### Stated goal
Nothing but the lines from the top of the data to the line holding "const cumcaData = years.map((y, i)" should be printed, word for word and both ends included; leave the pictures out.

### Information supplied
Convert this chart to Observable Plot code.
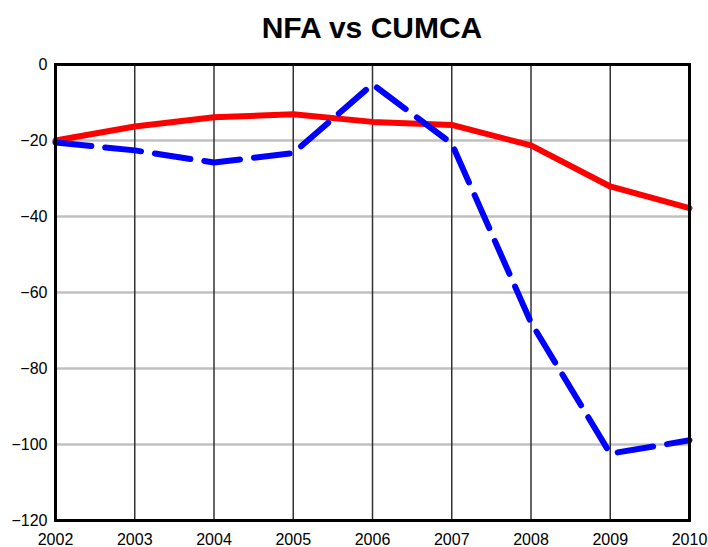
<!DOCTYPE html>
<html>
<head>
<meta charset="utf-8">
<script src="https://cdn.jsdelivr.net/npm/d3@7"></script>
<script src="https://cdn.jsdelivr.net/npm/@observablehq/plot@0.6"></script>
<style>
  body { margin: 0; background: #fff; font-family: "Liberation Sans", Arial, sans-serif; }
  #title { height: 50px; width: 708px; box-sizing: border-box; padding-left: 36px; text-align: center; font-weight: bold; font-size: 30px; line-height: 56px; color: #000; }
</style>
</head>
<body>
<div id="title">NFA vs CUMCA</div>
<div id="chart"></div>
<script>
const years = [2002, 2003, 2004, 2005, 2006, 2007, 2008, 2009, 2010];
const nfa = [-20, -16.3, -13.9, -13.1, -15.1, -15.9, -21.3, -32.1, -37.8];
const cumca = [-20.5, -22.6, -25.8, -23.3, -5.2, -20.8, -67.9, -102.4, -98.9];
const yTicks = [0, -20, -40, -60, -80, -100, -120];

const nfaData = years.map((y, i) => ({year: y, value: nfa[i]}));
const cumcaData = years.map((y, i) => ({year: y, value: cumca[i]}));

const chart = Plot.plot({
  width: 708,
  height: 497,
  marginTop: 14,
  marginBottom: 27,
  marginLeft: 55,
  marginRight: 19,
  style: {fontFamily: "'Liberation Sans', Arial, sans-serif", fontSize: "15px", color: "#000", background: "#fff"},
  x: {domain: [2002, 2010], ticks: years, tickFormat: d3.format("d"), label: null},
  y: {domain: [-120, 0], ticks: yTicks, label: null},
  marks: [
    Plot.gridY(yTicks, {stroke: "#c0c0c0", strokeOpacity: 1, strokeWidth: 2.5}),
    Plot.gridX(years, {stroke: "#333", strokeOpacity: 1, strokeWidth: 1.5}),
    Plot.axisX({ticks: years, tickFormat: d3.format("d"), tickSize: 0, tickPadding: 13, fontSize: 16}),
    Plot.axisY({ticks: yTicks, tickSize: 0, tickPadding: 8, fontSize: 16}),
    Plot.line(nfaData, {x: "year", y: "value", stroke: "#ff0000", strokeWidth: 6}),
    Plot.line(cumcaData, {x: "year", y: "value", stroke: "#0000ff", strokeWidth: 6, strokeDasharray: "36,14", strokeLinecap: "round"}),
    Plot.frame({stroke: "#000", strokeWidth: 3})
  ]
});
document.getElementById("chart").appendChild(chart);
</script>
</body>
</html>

### Exercise result
Convert this chart to Observable Plot code.
<!DOCTYPE html>
<html>
<head>
<meta charset="utf-8">
<script src="https://cdn.jsdelivr.net/npm/d3@7"></script>
<script src="https://cdn.jsdelivr.net/npm/@observablehq/plot@0.6"></script>
<style>
  body { margin: 0; background: #fff; font-family: "Liberation Sans", Arial, sans-serif; }
  #title { height: 50px; width: 708px; box-sizing: border-box; padding-left: 36px; text-align: center; font-weight: bold; font-size: 30px; line-height: 56px; color: #000; }
</style>
</head>
<body>
<div id="title">NFA vs CUMCA</div>
<div id="chart"></div>
<script>
const years = [2002, 2003, 2004, 2005, 2006, 2007, 2008, 2009, 2010];
const nfa = [-20, -16.3, -13.9, -13.1, -15.1, -15.9, -21.3, -32.1, -37.8];
const cumca = [-20.5, -22.6, -25.8, -23.3, -5.2, -20.8, -67.9, -102.4, -98.9];
const yTicks = [0, -20, -40, -60, -80, -100, -120];

const nfaData = years.map((y, i) => ({year: y, value: nfa[i]}));
const cumcaData = years.map((y, i) => ({year: y, value: cumca[i]}));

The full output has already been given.